Formula For Sampling Distribution Of The Mean

In statistics, understanding the formula for the sampling distribution of the mean is crucial for making inferences about a population based on a sample. It allows us to estimate the population mean and assess the uncertainty associated with our estimate. This article will delve into the intricacies of this formula, exploring its components, applications, and underlying principles.

What is the Sampling Distribution of the Mean?

The sampling distribution of the mean is a probability distribution that describes the distribution of sample means calculated from multiple independent samples of the same size, drawn from the same population. In simpler terms, imagine you repeatedly take samples from a population, calculate the mean of each sample, and then plot all those sample means on a histogram. The resulting histogram approximates the sampling distribution of the mean.

The sampling distribution of the mean is a fundamental concept in inferential statistics. It's the theoretical distribution we'd get if we took every possible sample of a certain size from a population and calculated the mean of each sample. This distribution helps us understand how sample means vary and how likely a particular sample mean is.

Formula for the Sampling Distribution of the Mean

The key to understanding the sampling distribution of the mean lies in its formula and its properties:

1. Mean of the Sampling Distribution of the Mean (μx̄):

The mean of the sampling distribution of the mean is equal to the population mean (μ). This is expressed as:

μx̄ = μ

This tells us that the average of all possible sample means will be the same as the population mean. This is a crucial property because it means the sample mean is an unbiased estimator of the population mean.

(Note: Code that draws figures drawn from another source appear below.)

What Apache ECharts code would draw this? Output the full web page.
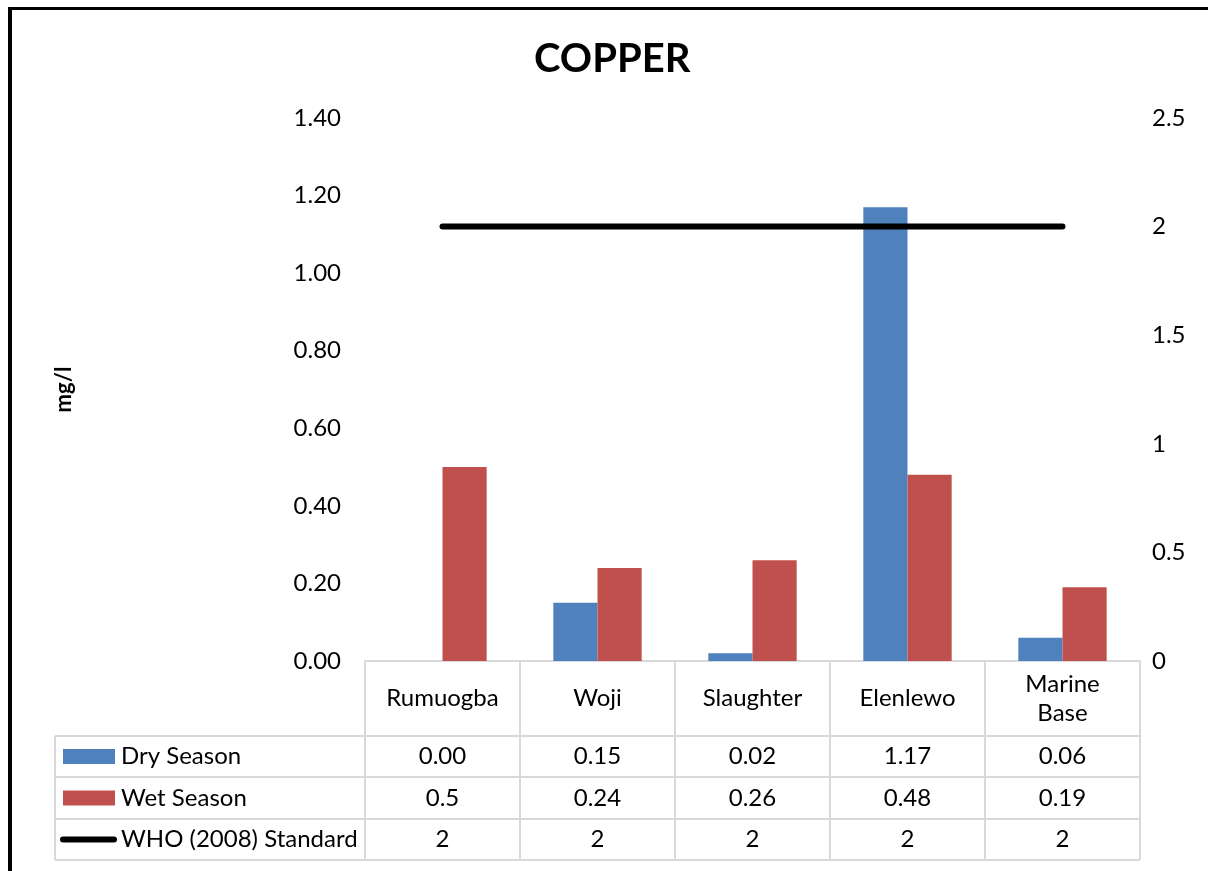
<!DOCTYPE html>
<html>
<head>
<meta charset="utf-8">
<script src="https://cdn.jsdelivr.net/npm/echarts@6/dist/echarts.min.js"></script>
<style>
  html, body { margin: 0; padding: 0; background: #fff; }
  #chart { width: 1208px; height: 871px; }
</style>
</head>
<body>
<div id="chart"></div>
<script>
// Copper concentration by sampling site
const sites = ['Rumuogba', 'Woji', 'Slaughter', 'Elenlewo', 'Marine\nBase'];
const drySeason = [0.00, 0.15, 0.02, 1.17, 0.06];
const wetSeason = [0.5, 0.24, 0.26, 0.48, 0.19];
const whoStandard = [2, 2, 2, 2, 2];
const seriesNames = ['Dry Season', 'Wet Season', 'WHO (2008) Standard'];
const leftTicks = { min: 0, max: 1.4, interval: 0.2 };
const rightTicks = { min: 0, max: 2.5, interval: 0.5 };

const FONT = 'Lato';
const FS = 24;
const BLUE = '#4F81BD';
const RED = '#C0504D';
const GRIDLINE = '#D9D9D9';

const gridLeft = 365, gridTop = 118, gridWidth = 775, gridHeight = 543;
const rowBounds = [661, 736, 777, 819, 860]; // header row + three data rows
const tableLeft = 55;

const chart = echarts.init(document.getElementById('chart'), null, { renderer: 'canvas' });

const option = {
  backgroundColor: '#fff',
  animation: false,
  title: {
    text: 'COPPER',
    left: 529, top: 34,
    textStyle: { fontFamily: FONT, fontWeight: 'bold', fontSize: 40, color: '#000' }
  },
  grid: { left: gridLeft, top: gridTop, width: gridWidth, height: gridHeight, containLabel: false },
  xAxis: {
    type: 'category',
    data: sites,
    axisLine: { show: true, lineStyle: { color: GRIDLINE, width: 2 } },
    axisTick: { show: true, length: rowBounds[1] - rowBounds[0], lineStyle: { color: GRIDLINE, width: 2 } },
    axisLabel: {
      margin: (rowBounds[1] - rowBounds[0]) / 2,
      verticalAlign: 'middle',
      fontFamily: FONT, fontSize: FS, color: '#000', lineHeight: 29
    }
  },
  yAxis: [
    {
      type: 'value',
      min: leftTicks.min, max: leftTicks.max, interval: leftTicks.interval,
      name: 'mg/l',
      nameLocation: 'middle',
      nameGap: 290,
      nameTextStyle: { fontFamily: FONT, fontWeight: 'bold', fontSize: 22, color: '#000' },
      axisLine: { show: false }, axisTick: { show: false }, splitLine: { show: false },
      axisLabel: {
        margin: 24, fontFamily: FONT, fontSize: FS, color: '#000',
        formatter: v => v.toFixed(2)
      }
    },
    {
      type: 'value',
      min: rightTicks.min, max: rightTicks.max, interval: rightTicks.interval,
      axisLine: { show: false }, axisTick: { show: false }, splitLine: { show: false },
      axisLabel: { margin: 12, fontFamily: FONT, fontSize: FS, color: '#000' }
    }
  ],
  series: [
    {
      name: seriesNames[0], type: 'bar', yAxisIndex: 0, data: drySeason,
      barGap: '0%', barCategoryGap: '43%',
      itemStyle: { color: BLUE }
    },
    {
      name: seriesNames[1], type: 'bar', yAxisIndex: 0, data: wetSeason,
      barGap: '0%', barCategoryGap: '43%',
      itemStyle: { color: RED }
    },
    {
      name: seriesNames[2], type: 'line', yAxisIndex: 1, data: whoStandard,
      symbol: 'none', z: 5,
      lineStyle: { color: '#000', width: 6, cap: 'round' }
    }
  ]
};
chart.setOption(option);

// Data table under the plot: grid lines, legend keys and cell values
function buildTable() {
  const els = [];
  const colEdges = [];
  const colCenters = sites.map((s, i) => chart.convertToPixel({ xAxisIndex: 0 }, i));
  const half = gridWidth / sites.length / 2;
  colCenters.forEach(c => colEdges.push(c - half));
  colEdges.push(colCenters[colCenters.length - 1] + half);
  const right = colEdges[colEdges.length - 1];

  // horizontal rules of the data rows
  for (let r = 1; r < rowBounds.length; r++) {
    els.push({ type: 'line', shape: { x1: tableLeft, y1: rowBounds[r], x2: right, y2: rowBounds[r] },
      style: { stroke: GRIDLINE, lineWidth: 2 }, silent: true });
  }
  // vertical rules of the data rows
  [tableLeft].concat(colEdges).forEach(x => {
    els.push({ type: 'line', shape: { x1: x, y1: rowBounds[1], x2: x, y2: rowBounds[rowBounds.length - 1] },
      style: { stroke: GRIDLINE, lineWidth: 2 }, silent: true });
  });

  const rows = [
    { name: seriesNames[0], values: drySeason.map(v => v.toFixed(2)), key: 'bar', color: BLUE },
    { name: seriesNames[1], values: wetSeason.map(v => String(v)), key: 'bar', color: RED },
    { name: seriesNames[2], values: whoStandard.map(v => String(v)), key: 'line', color: '#000' }
  ];
  rows.forEach((row, r) => {
    const yMid = (rowBounds[r + 1] + rowBounds[r + 2]) / 2;
    if (row.key === 'bar') {
      els.push({ type: 'rect', shape: { x: 63, y: yMid - 7.5, width: 52, height: 15 },
        style: { fill: row.color }, silent: true });
    } else {
      els.push({ type: 'line', shape: { x1: 63, y1: yMid, x2: 114, y2: yMid },
        style: { stroke: row.color, lineWidth: 6, lineCap: 'round' }, silent: true });
    }
    els.push({ type: 'text', x: 121, y: yMid,
      style: { text: row.name, fontFamily: FONT, fontSize: FS, fill: '#000', verticalAlign: 'middle', align: 'left' }, silent: true });
    row.values.forEach((val, i) => {
      els.push({ type: 'text', x: colCenters[i], y: yMid,
        style: { text: val, fontFamily: FONT, fontSize: FS, fill: '#000', verticalAlign: 'middle', align: 'center' }, silent: true });
    });
  });

  // outer frame (top and left edges)
  els.push({ type: 'line', shape: { x1: 8, y1: 8.5, x2: 1208, y2: 8.5 }, style: { stroke: '#000', lineWidth: 3 }, silent: true });
  els.push({ type: 'line', shape: { x1: 10, y1: 7, x2: 10, y2: 871 }, style: { stroke: '#000', lineWidth: 4 }, silent: true });

  chart.setOption({ graphic: { elements: els } });
}
buildTable();
</script>
</body>
</html>
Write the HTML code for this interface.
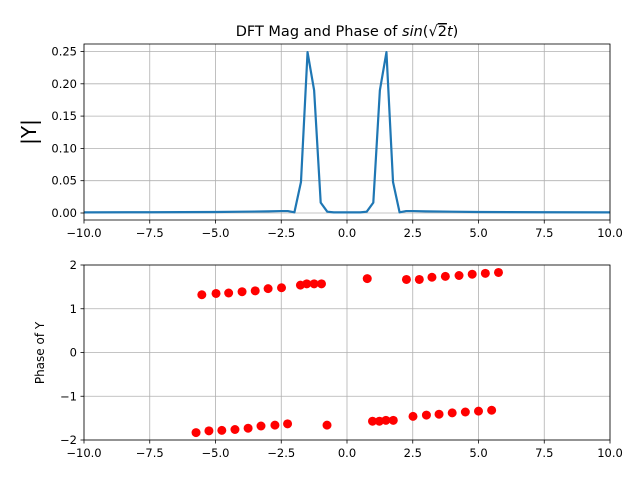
<!DOCTYPE html>
<html><head><meta charset="utf-8"><style>
body{margin:0;background:#fff}
svg{display:block;font-family:"DejaVu Sans","Liberation Sans",sans-serif}
</style></head><body>
<svg id="chart" width="640" height="480">
<rect width="640" height="480" fill="#fff"/>
<text x="347" y="36" text-anchor="middle" font-size="14.5">DFT Mag and Phase of <tspan font-style="italic">sin</tspan>(√<tspan text-decoration="overline">2</tspan><tspan font-style="italic">t</tspan>)</text>
<g id="topG"></g>
<g id="botG"></g>
<text transform="translate(36,132) rotate(-90)" text-anchor="middle" font-size="20">|Y|</text>
<text transform="translate(44,353) rotate(-90)" text-anchor="middle" font-size="12">Phase of Y</text>
</svg>
<script>
const xTicks=[-10,-7.5,-5,-2.5,0,2.5,5,7.5,10];
const xTickLabels=["−10.0","−7.5","−5.0","−2.5","0.0","2.5","5.0","7.5","10.0"];
const magYTicks=[0,0.05,0.10,0.15,0.20,0.25];
const magYTickLabels=["0.00","0.05","0.10","0.15","0.20","0.25"];
const phaseYTicks=[-2,-1,0,1,2];
const phaseYTickLabels=["−2","−1","0","1","2"];
const magX=[-10,-7.5,-5,-4,-3,-2.5,-2.25,-2,-1.75,-1.5,-1.25,-1,-0.75,-0.5,0,0.5,0.75,1,1.25,1.5,1.75,2,2.25,2.5,3,4,5,7.5,10];
const magY=[0.001,0.0012,0.0015,0.002,0.0025,0.003,0.003,0.001,0.048,0.249,0.19,0.016,0.002,0.001,0.001,0.001,0.002,0.016,0.19,0.249,0.048,0.001,0.003,0.003,0.0025,0.002,0.0015,0.0012,0.001];
const phaseX=[-5.52,-4.98,-4.50,-3.99,-3.49,-3.00,-2.49,-1.77,-1.53,-1.25,-0.97,0.77,2.26,2.75,3.23,3.74,4.26,4.76,5.26,5.76,
 -5.74,-5.25,-4.76,-4.26,-3.76,-3.27,-2.74,-2.26,-0.76,0.97,1.23,1.48,1.76,2.51,3.02,3.50,4.00,4.50,5.00,5.50];
const phaseY=[1.32,1.35,1.36,1.39,1.41,1.46,1.48,1.54,1.57,1.57,1.57,1.69,1.67,1.67,1.72,1.74,1.76,1.79,1.81,1.83,
 -1.83,-1.79,-1.78,-1.76,-1.73,-1.68,-1.66,-1.63,-1.66,-1.57,-1.57,-1.55,-1.55,-1.46,-1.43,-1.41,-1.38,-1.36,-1.34,-1.32];
const NS="http://www.w3.org/2000/svg";
const L=84,R=610;
const sx=v=>L+(v+10)/20*(R-L);
const T1=44,B1=220,syM=v=>213-v*646;
const T2=265,B2=440,syP=v=>352.5-v*43.75;
function mk(p,t,a){const e=document.createElementNS(NS,t);for(const k in a)e.setAttribute(k,a[k]);p.appendChild(e);return e;}
function axes(g,T,B,sy,yt,ytl,pre){
  xTicks.forEach((v,i)=>{
    const l=mk(g,'line',{x1:sx(v),x2:sx(v),y1:T,y2:B,stroke:'#b0b0b0','stroke-width':0.8});
    
    
    const tk=mk(g,'line',{x1:sx(v),x2:sx(v),y1:B,y2:B+3.5,stroke:'#000','stroke-width':0.8});
    
    
    const t=mk(g,'text',{x:sx(v),y:B+17,'text-anchor':'middle','font-size':11.5});
    t.textContent=xTickLabels[i];
    
    
  });
  yt.forEach((v,i)=>{
    const l=mk(g,'line',{x1:L,x2:R,y1:sy(v),y2:sy(v),stroke:'#b0b0b0','stroke-width':0.8});
    
    
    const tk=mk(g,'line',{x1:L-3.5,x2:L,y1:sy(v),y2:sy(v),stroke:'#000','stroke-width':0.8});
    
    
    const t=mk(g,'text',{x:L-7,y:sy(v)+4,'text-anchor':'end','font-size':11.5});
    t.textContent=ytl[i];
    
    
  });
}
function frame(g,T,B,pre){
  const r=mk(g,'rect',{x:L,y:T,width:R-L,height:B-T,fill:'none',stroke:'#000','stroke-width':0.8});
  
  
}
const topG=document.getElementById('topG'),botG=document.getElementById('botG');
axes(topG,T1,B1,syM,magYTicks,magYTickLabels,'mag-');
const pl=mk(topG,'polyline',{points:magX.map((x,i)=>sx(x)+','+syM(magY[i])).join(' '),fill:'none',stroke:'#1f77b4','stroke-width':2.2,'stroke-linejoin':'round'});


frame(topG,T1,B1,'mag-');
axes(botG,T2,B2,syP,phaseYTicks,phaseYTickLabels,'phase-');
phaseX.forEach((x,i)=>{
  const c=mk(botG,'circle',{cx:sx(x),cy:syP(phaseY[i]),r:4.5,fill:'#ff0000'});
  
  
});
frame(botG,T2,B2,'phase-');
</script>
</body></html>
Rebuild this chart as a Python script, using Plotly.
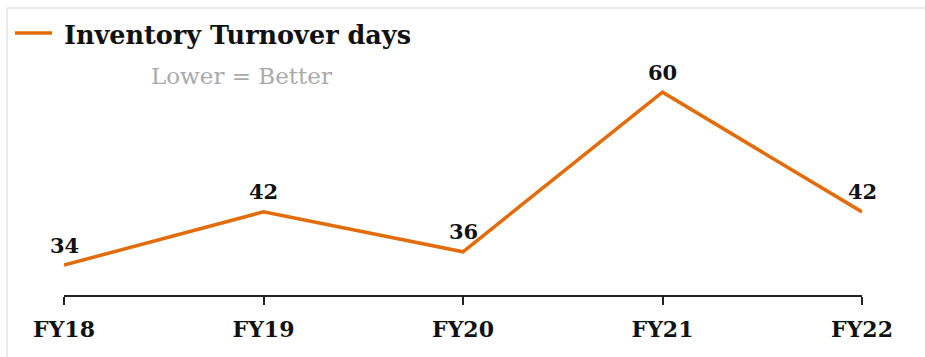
import plotly.graph_objects as go

categories = ["FY18", "FY19", "FY20", "FY21", "FY22"]
turnover_days = [34, 42, 36, 60, 42]
series_name = "Inventory Turnover days"
note_text = "Lower = Better"

W, H = 925, 357
L, R, T, B = 64, 63, 59, 62
pw, ph = W - L - R, H - T - B
ORANGE = "#E36C0A"

def px_x(x):
    return (x - L) / pw

def px_y(y):
    return (H - B - y) / ph

fig = go.Figure()
fig.add_trace(go.Scatter(
    x=categories, y=turnover_days, mode="lines", name=series_name,
    line=dict(color=ORANGE, width=3.5), showlegend=False,
))

label_annotations = [
    dict(text=str(v), x=c, y=v, xref="x", yref="y", yshift=20,
         xanchor="center", yanchor="middle", showarrow=False,
         font=dict(family="DejaVu Serif", size=21, color="#111111", weight="bold"))
    for c, v in zip(categories, turnover_days)
]

fig.update_layout(
    width=W, height=H,
    margin=dict(l=L, r=R, t=T, b=B, autoexpand=False),
    paper_bgcolor="white", plot_bgcolor="white",
    showlegend=False,
    xaxis=dict(type="category", range=[0, 4], showgrid=False, zeroline=False,
               showline=True, linecolor="#222222", linewidth=1.5,
               ticks="outside", ticklen=8, tickcolor="#222222", tickwidth=1.5,
               tickfont=dict(family="DejaVu Serif", size=22, color="#111111", weight="bold"),
               ticklabelstandoff=6),
    yaxis=dict(range=[29.5, 65], visible=False, showgrid=False, zeroline=False),
    annotations=label_annotations + [
        dict(text=series_name, xref="paper", yref="paper",
             x=px_x(62), y=px_y(35), xanchor="left", yanchor="middle",
             showarrow=False,
             font=dict(family="DejaVu Serif", size=25.5, color="#111111", weight="bold")),
        dict(text=note_text, xref="paper", yref="paper",
             x=px_x(149), y=px_y(76), xanchor="left", yanchor="middle",
             showarrow=False,
             font=dict(family="DejaVu Serif", size=23, color="#aaaaaa")),
    ],
    shapes=[
        dict(type="line", xref="paper", yref="paper", x0=px_x(15), x1=px_x(52),
             y0=px_y(33), y1=px_y(33), line=dict(color=ORANGE, width=3.5)),
        dict(type="line", xref="paper", yref="paper", x0=px_x(7), x1=px_x(7),
             y0=px_y(8), y1=px_y(357), line=dict(color="#e3e3e3", width=1.5)),
        dict(type="line", xref="paper", yref="paper", x0=px_x(7), x1=px_x(925),
             y0=px_y(8), y1=px_y(8), line=dict(color="#e3e3e3", width=1.5)),
    ],
)

fig.write_html("out.html")
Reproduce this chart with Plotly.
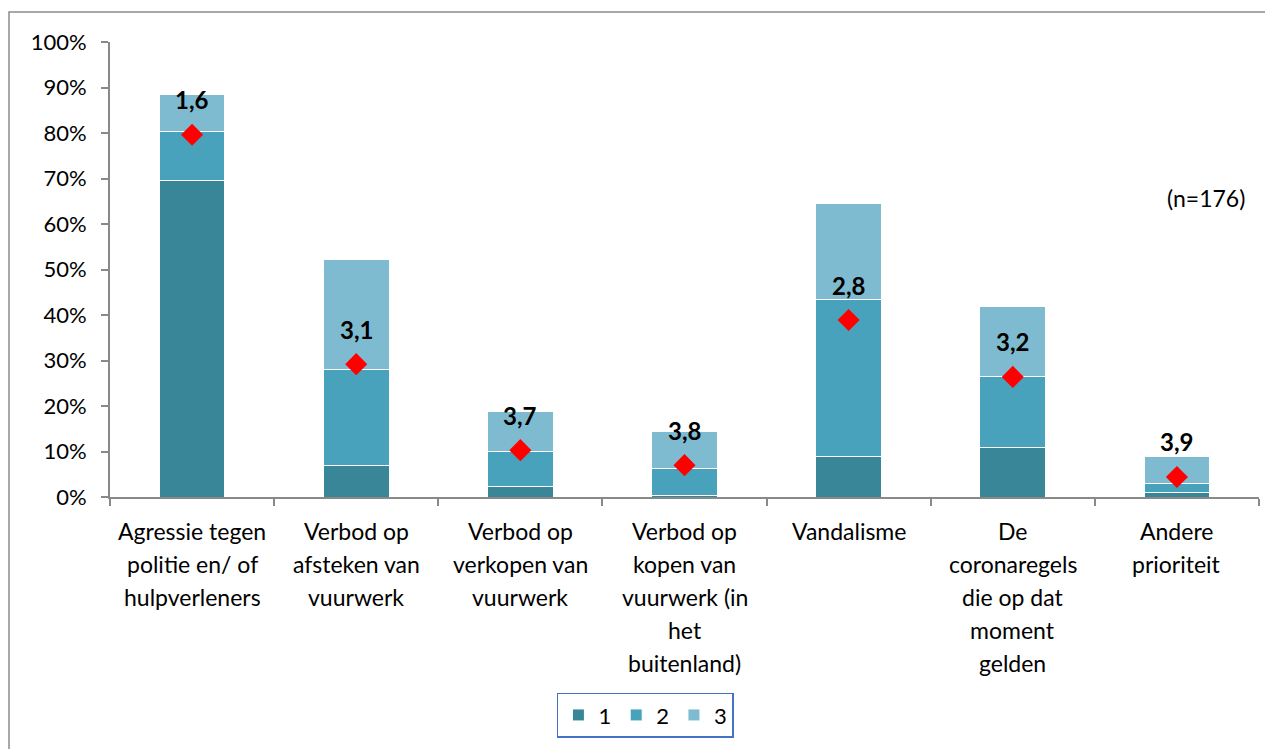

2. Standard Deviation of the Sampling Distribution of the Mean (σx̄):

The standard deviation of the sampling distribution of the mean, also known as the standard error of the mean, is calculated as:

σx̄ = σ / √n

Where:

σ is the population standard deviation.
n is the sample size.

This formula shows that the standard error of the mean decreases as the sample size increases. This makes intuitive sense: larger samples provide more information about the population, leading to less variability in the sample means.

3. Z-score for the Sampling Distribution of the Mean:

To calculate probabilities associated with specific sample means, we use the z-score formula:

z = (x̄ - μ) / σx̄ = (x̄ - μ) / (σ / √n)

Where:

x̄ is the sample mean.
μ is the population mean.
σ is the population standard deviation.
n is the sample size.

This z-score tells us how many standard errors the sample mean is away from the population mean. We can then use the z-score and a standard normal distribution table (or calculator) to find the probability of observing a sample mean as extreme as, or more extreme than, the one we calculated.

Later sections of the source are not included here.